INCO’s strong 1Q10 results came in-line with our estimates, but we revise our forecasts upward to reflect higher nickel prices, which have reverted to more sustainable levels. Maintaining our BUY stance, we raised our TP to Rp5,250, offering 20% potential upside and implying undemanding valuations of 12.9x/10.4x 2010F/2011F PER.
Strong 1Q10, In-line With Expectations
INCO delivered strong 1Q10 results with net profit jumping 344% YoY and 27% QoQ to USD283mn. Higher nickel in matte sales of 23% YoY (+5% QoQ) to 18,021mt, combined with rising ASP to US$14,182/mt translate into strong revenue growth of 111% YoY (+9% QoQ) to USD256mn. Gross margin improved to 41% in 1Q10 as INCO was able to reduce fixed costs in supplies and contracts and services; even with higher fuel usage in 1Q10, COGS/mt remains relatively unchanged with 4Q09 at USD8,367/mt. INCO’s 1Q10 results came in-line with our previous forecasts, which we have adjusted upwards to reflect higher nickel prices (net profit revised up by 47%/56%/45% for 2010-2012). As INCO starts to maximize the use of hydro power, margins could improve further.
Karebbe Project on Track
INCO is allocating USD257.7mn for capital expenditures in 2010, which consists of USD112.1mn for sustaining capital, USD141.3mn for growth capital, and USD4.3mn for health, safety and environment. The Karebbe hydroelectric power generating plant costing USD410mn is progressing as planned and is expected to commence operations in 2H11. By displacing all oil-based fuel usage to feed the electric furnaces at the Sorowako facility, we project COGS/mt could be reduced from USD8,484/mt in 2010 to USD8,435/mt and USD8,180/mt in 2011F/2012F (assuming oil prices of USD80/bbl). As usage of oil-based fuel is reduced in the future, INCO’s earnings will be less sensitive to oil price fluctuations.

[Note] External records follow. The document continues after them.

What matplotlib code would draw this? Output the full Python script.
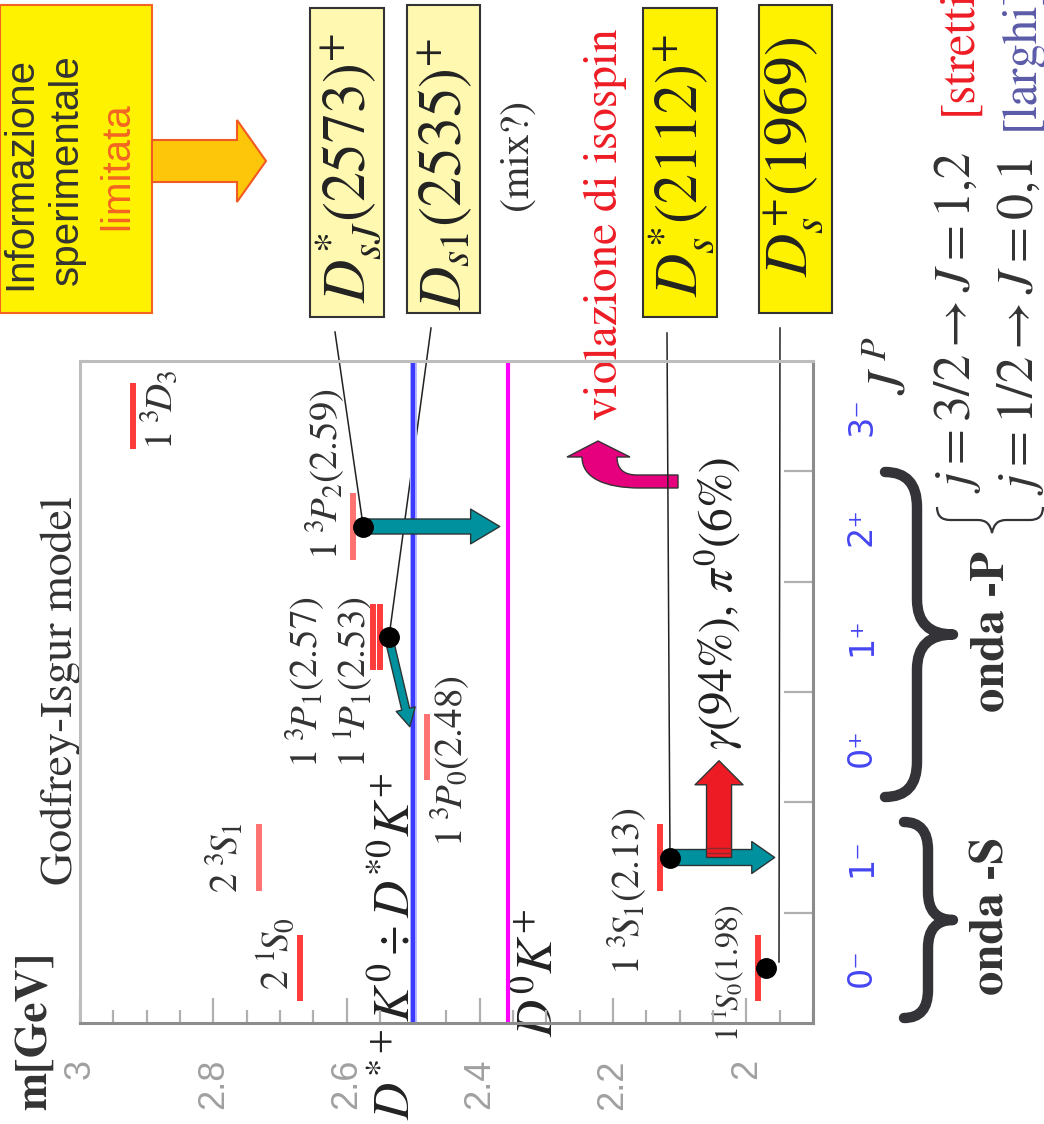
import matplotlib
matplotlib.use('Agg')
import matplotlib.pyplot as plt
from matplotlib.path import Path
from matplotlib.patches import PathPatch, Rectangle, Polygon
from matplotlib.ticker import MultipleLocator

plt.rcParams['mathtext.fontset'] = 'stix'
plt.rcParams['font.family'] = 'STIXGeneral'

# J^P columns (bottom to top in the rotated picture)
jp_labels = ['0⁻', '1⁻', '0⁺', '1⁺', '2⁺', '3⁻']

# Godfrey-Isgur model levels
gi_names = ['2 1S0', '1 1S0', '2 3S1', '1 3S1', '1 3P0', '1 3P1', '1 1P1', '1 3P2', '1 3D3']
gi_mass = [2.670, 1.982, 2.732, 2.130, 2.480, 2.560, 2.550, 2.591, 2.921]
gi_jp = [0, 0, 1, 1, 2, 3, 3, 4, 5]
gi_color = ['#ff3c3c', '#ff3c3c', '#ff7272', '#ff3c3c', '#ff7272',
            '#ff3c3c', '#ff3c3c', '#ff7272', '#ff3c3c']

# observed D_s states
ds_names = ['Ds(1969)', 'Ds*(2112)', 'Ds1(2535)', 'DsJ*(2573)']
ds_mass = [1.970, 2.115, 2.537, 2.576]
ds_jp = [0, 1, 3, 4]

# thresholds D*K and D0K+
thr_mass = [2.500, 2.358]
thr_color = ['#3b3bff', '#ff00ff']

mass_ticks = [3.0, 2.8, 2.6, 2.4, 2.2, 2.0]
mass_ticklabels = ['3', '2.8', '2.6', '2.4', '2.2', '2']

W, H = 1044, 1124
fig = plt.figure(figsize=(W / 100, H / 100), dpi=100)

# overlay in pixel coordinates for the slide decorations
ov = fig.add_axes([0, 0, 1, 1], zorder=0)
ov.set_xlim(0, W)
ov.set_ylim(H, 0)
ov.axis('off')

# main axes: x = mass (reversed), y = J^P column
ax = fig.add_axes([80 / W, 1 - 1023 / H, 733 / W, 662 / H], zorder=1)
ax.patch.set_alpha(0)
ax.set_xlim(3.0, 1.90)
ax.set_ylim(-0.5, 5.5)

for side, col in [('left', '#bdbdbd'), ('top', '#bdbdbd'),
                  ('bottom', '#8c8c8c'), ('right', '#8c8c8c')]:
    ax.spines[side].set_color(col)
    ax.spines[side].set_linewidth(2.2)

ax.set_xticks(mass_ticks, mass_ticklabels)
ax.xaxis.set_minor_locator(MultipleLocator(0.05))
ax.tick_params(axis='x', which='major', direction='in', length=18, width=1.6,
               color='#b0b0b0', pad=26, labelsize=26, labelcolor='#a0a0a0',
               labelrotation=90)
ax.tick_params(axis='x', which='minor', direction='in', length=9.5, width=1.6,
               color='#b0b0b0')
for t in ax.get_xticklabels():
    t.set_fontfamily('Liberation Sans')

ax.set_yticks([0.5, 1.5, 2.5, 3.5, 4.5])
ax.set_yticks(range(len(jp_labels)), jp_labels, minor=True)
ax.tick_params(axis='y', which='major', direction='in', length=21, width=1.6,
               color='#b0b0b0', left=False, right=True,
               labelleft=False, labelright=False)
ax.tick_params(axis='y', which='minor', length=0, left=False, right=True,
               labelleft=False, labelright=True, pad=23, labelsize=24,
               labelcolor='#4646f2', labelrotation=90)
for t in ax.get_yticklabels(minor=True):
    t.set_fontfamily('DejaVu Sans')
    t.set_va('center')
    t.set_ha('left')

# thresholds
ax.axvline(thr_mass[0], color='#b8b8ff', lw=5, zorder=2)
for m, c in zip(thr_mass, thr_color):
    ax.axvline(m, color=c, lw=3.0, zorder=2)

# model levels
for m, j, c in zip(gi_mass, gi_jp, gi_color):
    ax.vlines(m, j - 0.3, j + 0.3, color=c, lw=4.3, zorder=3)


def fat_arrow(x0, y0, x1, y1, tail, head_w, head_l, fc, z):
    ax.annotate('', xy=(x1, y1), xytext=(x0, y0), zorder=z,
                arrowprops=dict(arrowstyle='simple,head_length=%g,head_width=%g,tail_width=%g'
                                % (head_l, head_w, tail),
                                fc=fc, ec='#2b3535', lw=1.0, shrinkA=0, shrinkB=0,
                                mutation_scale=1))


teal = '#00919e'
fat_arrow(ds_mass[3], ds_jp[3], 2.370, 4.0, 10.8, 25, 21, teal, 4)
fat_arrow(ds_mass[2], ds_jp[2], 2.505, 2.185, 5.8, 14, 13, teal, 4)
fat_arrow(ds_mass[1], ds_jp[1], 1.9575, 1.0, 11.5, 23, 16.5, teal, 4)
fat_arrow(2.041, 1.0, 2.041, 1.877, 18, 34.5, 17.3, '#ed1c24', 5)
# stripes at the tail of the red arrow
ax.hlines([1.04, 1.085], 2.0595, 2.0225, color='#8a2a2a', lw=1.0, zorder=5)

ax.plot(ds_mass, ds_jp, 'o', color='black', ms=14, zorder=6, clip_on=False)


def vtext(x, y, s, size, color='#333333', **kw):
    ov.text(x, y, s, fontsize=size, color=color, rotation=90,
            rotation_mode='anchor', ha='left', va='baseline', **kw)


# level labels
vtext(173, 450, r'$1\;{}^{3}\!D_{3}$', 28)
vtext(338, 560, r'$1\;{}^{3}\!P_{2}(2.59)$', 28)
vtext(318, 768, r'$1\;{}^{3}\!P_{1}(2.57)$', 28)
vtext(367, 768, r'$1\;{}^{1}\!P_{1}(2.53)$', 28)
vtext(463, 847, r'$1\;{}^{3}\!P_{0}(2.48)$', 28)
vtext(238, 893, r'$2\;{}^{3}\!S_{1}$', 28)
vtext(288, 990, r'$2\;{}^{1}\!S_{0}$', 28)
vtext(640, 975, r'$1\;{}^{3}\!S_{1}(2.13)$', 28)
vtext(738, 1042, r'$1\;{}^{1}\!S_{0}(1.98)$', 23)

vtext(72, 885, 'Godfrey-Isgur model', 33)
vtext(46, 1110, 'm[GeV]', 33, fontweight='bold')
vtext(410, 1120, r'$D^{*+}K^{0}\div D^{*0}K^{+}$', 37, color='#222222')
vtext(553, 1037, r'$D^{0}K^{+}$', 37, color='#222222')
vtext(733, 750, r'$\gamma(94\%),\,\pi^{0}(6\%)$', 34, color='#222222')
vtext(617, 420, 'violazione di isospin', 34, color='#ee1c25')

# lines from the boxes to the measured states
ov.plot([335, 363], [332, 525], color='#222222', lw=1.1)
ov.plot([431, 389], [328, 637], color='#222222', lw=1.1)
ov.plot([667, 670], [333, 858], color='#222222', lw=1.1)
ov.plot([780, 779], [328, 962], color='#222222', lw=1.1)

# boxes with the states
ov.add_patch(Rectangle((0, 5), 152, 308, fc='#fff200', ec='#f26522', lw=1.5))
ov.add_patch(Polygon([(152, 140), (237, 140), (237, 120), (266, 161),
                      (237, 202), (237, 182), (152, 182)],
                     closed=True, fc='#fdc60a', ec='#f15a22', lw=1.5))
vtext(31, 290, 'Informazione', 29, fontfamily='Liberation Sans')
vtext(78, 285, 'sperimentale', 29, fontfamily='Liberation Sans')
vtext(128, 230, 'limitata', 29, color='#f26522', fontfamily='Liberation Sans')

ov.add_patch(Rectangle((310, 8), 74, 309, fc='#fff8b0', ec='#333333', lw=1.5))
ov.add_patch(Rectangle((407, 5), 73, 308, fc='#fff8b0', ec='#333333', lw=1.5))
ov.add_patch(Rectangle((643, 8), 74, 309, fc='#fff200', ec='#333333', lw=1.5))
ov.add_patch(Rectangle((759, 5), 73, 308, fc='#fff200', ec='#333333', lw=1.5))
vtext(365, 303, r'$D^{*}_{sJ}(2573)^{+}$', 43, color='#222222')
vtext(462, 310, r'$D_{s1}(2535)^{+}$', 43, color='#222222')
vtext(527, 210, '(mix?)', 30)
vtext(698, 297, r'$D^{*}_{s}(2112)^{+}$', 43, color='#222222')
vtext(808, 277, r'$D^{+}_{s}(1969)$', 43, color='#222222')

# bent arrow for the isospin violation
mag = Path([(678, 475), (637, 475), (617, 475), (617, 457), (630, 457),
            (598, 441), (567, 457), (582, 457), (582, 478), (605, 488),
            (640, 488), (678, 488), (678, 475)],
           [Path.MOVETO, Path.LINETO, Path.CURVE3, Path.CURVE3, Path.LINETO,
            Path.LINETO, Path.LINETO, Path.LINETO, Path.CURVE4, Path.CURVE4,
            Path.CURVE4, Path.LINETO, Path.CLOSEPOLY])
ov.add_patch(PathPatch(mag, fc='#e6007e', ec='#333333', lw=1.0))


def vbrace(xb, yt, yb, xt, c, r, lw):
    ym = (yt + yb) / 2
    verts = [(xb - c, yt), (xb, yt), (xb, yt + r), (xb, ym - r), (xb, ym),
             (xt, ym), (xb, ym), (xb, ym + r), (xb, yb - r), (xb, yb), (xb - c, yb)]
    codes = [Path.MOVETO, Path.CURVE3, Path.CURVE3, Path.LINETO, Path.CURVE3,
             Path.CURVE3, Path.CURVE3, Path.CURVE3, Path.LINETO, Path.CURVE3, Path.CURVE3]
    ov.add_patch(PathPatch(Path(verts, codes), fc='none', ec='#333338', lw=lw,
                           capstyle='round', joinstyle='round'))


vbrace(917, 472, 797, 953, 32, 35, 7.5)
vbrace(928, 822, 1018, 953, 24, 28, 7.5)

# small brace grouping the two j lines
sb = Path([(937, 507), (937, 520), (950, 520), (978, 520), (990, 520), (992, 533),
           (994, 520), (1006, 520), (1030, 520), (1043, 520), (1043, 507)],
          [Path.MOVETO, Path.CURVE3, Path.CURVE3, Path.LINETO, Path.CURVE3, Path.CURVE3,
           Path.CURVE3, Path.CURVE3, Path.LINETO, Path.CURVE3, Path.CURVE3])
ov.add_patch(PathPatch(sb, fc='none', ec='#333338', lw=1.6))

vtext(1004, 995, 'onda -S', 35, fontweight='bold')
vtext(1004, 712, 'onda -P', 35, fontweight='bold')
vtext(905, 395, r'$J^{\,P}$', 38)
vtext(970, 493, r'$j=3/2\rightarrow J=1{,}2$', 37.5)
vtext(1033, 495, r'$j=1/2\rightarrow J=0{,}1$', 37.5)
vtext(970, 115, '[stretti]', 35, color='#ee1c25')
vtext(1033, 130, '[larghi]', 35, color='#5b5ba8')

fig.savefig('out.png', dpi=100)
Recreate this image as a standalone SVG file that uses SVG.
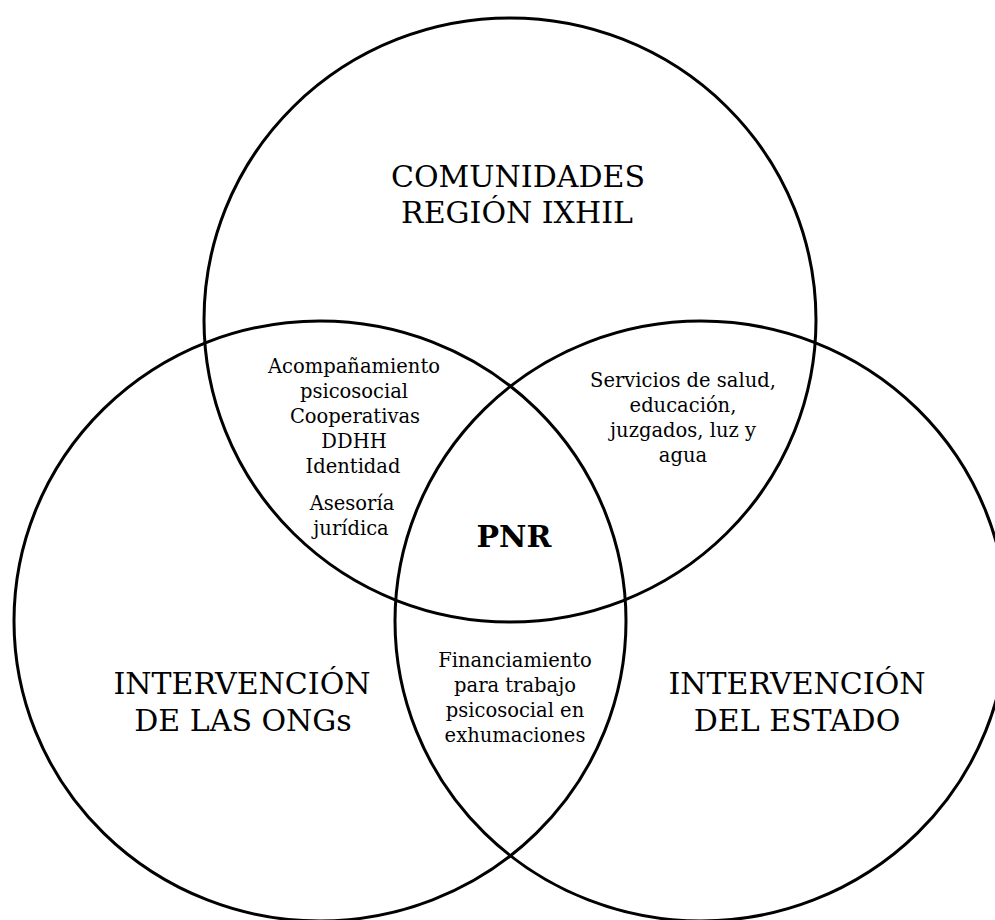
<svg xmlns="http://www.w3.org/2000/svg" width="995" height="920" viewBox="0 0 995 920">
<style>
.c{fill:none;stroke:#000;stroke-width:3}
text{font-family:"DejaVu Serif","Liberation Serif",serif;fill:#000;text-anchor:middle}
.big{font-size:30px}
.sm{font-size:19.5px}
.pnr{font-size:30px;font-weight:bold}
</style>
<rect width="995" height="920" fill="#fff"/>
<g id="connectors"></g>
<g id="comunidades">
<ellipse class="c" cx="510" cy="320" rx="306" ry="302"/>
<text class="big" x="518" y="187">COMUNIDADES</text>
<text class="big" x="517" y="223">REGIÓN IXHIL</text>
</g>
<g id="ongs">
<ellipse class="c" cx="320" cy="621" rx="306" ry="300"/>
<text class="big" x="242" y="694">INTERVENCIÓN</text>
<text class="big" x="243" y="731">DE LAS ONGs</text>
</g>
<g id="estado">
<ellipse class="c" cx="701" cy="621" rx="306" ry="300"/>
<text class="big" x="797" y="694">INTERVENCIÓN</text>
<text class="big" x="797" y="731">DEL ESTADO</text>
</g>
<g id="comunidades-ongs">
<text class="sm" x="354" y="373">Acompañamiento</text>
<text class="sm" x="354" y="398">psicosocial</text>
<text class="sm" x="355" y="423">Cooperativas</text>
<text class="sm" x="354" y="448">DDHH</text>
<text class="sm" x="353" y="473">Identidad</text>
<text class="sm" x="352" y="510">Asesoría</text>
<text class="sm" x="351" y="535">jurídica</text>
</g>
<g id="comunidades-estado">
<text class="sm" x="683" y="387">Servicios de salud,</text>
<text class="sm" x="683" y="412">educación,</text>
<text class="sm" x="683" y="437">juzgados, luz y</text>
<text class="sm" x="683" y="462">agua</text>
</g>
<g id="ongs-estado">
<text class="sm" x="515" y="667">Financiamiento</text>
<text class="sm" x="515" y="692">para trabajo</text>
<text class="sm" x="515" y="717">psicosocial en</text>
<text class="sm" x="515" y="742">exhumaciones</text>
</g>
<g id="pnr">
<text class="pnr" x="514" y="547">PNR</text>
</g>
</svg>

Back to More Sustainable Levels
Recovery in world steel demand, which is estimated to increase 10.7% YoY to 1,241 mmt in 2010, has lifted nickel demand and prices in 1Q10. Despite more polished fundamentals, nickel market is still far from being concretely strong as inventory levels remain high. Nickel prices had overran itself when it peaked at US$27,227/mt and quickly fell to US$21,985/mt as market optimism faded in view of China’s tightening of its monetary policy and concerns over the contagion of European sovereign debt crisis began to undermine global economic recovery. Nevertheless, surging automotive steel demand in China and India provide strong support to nickel prices, which at around US$22,000/mt currently, reflects nickel’s fundamentals more closely and seems more sustainable in our view.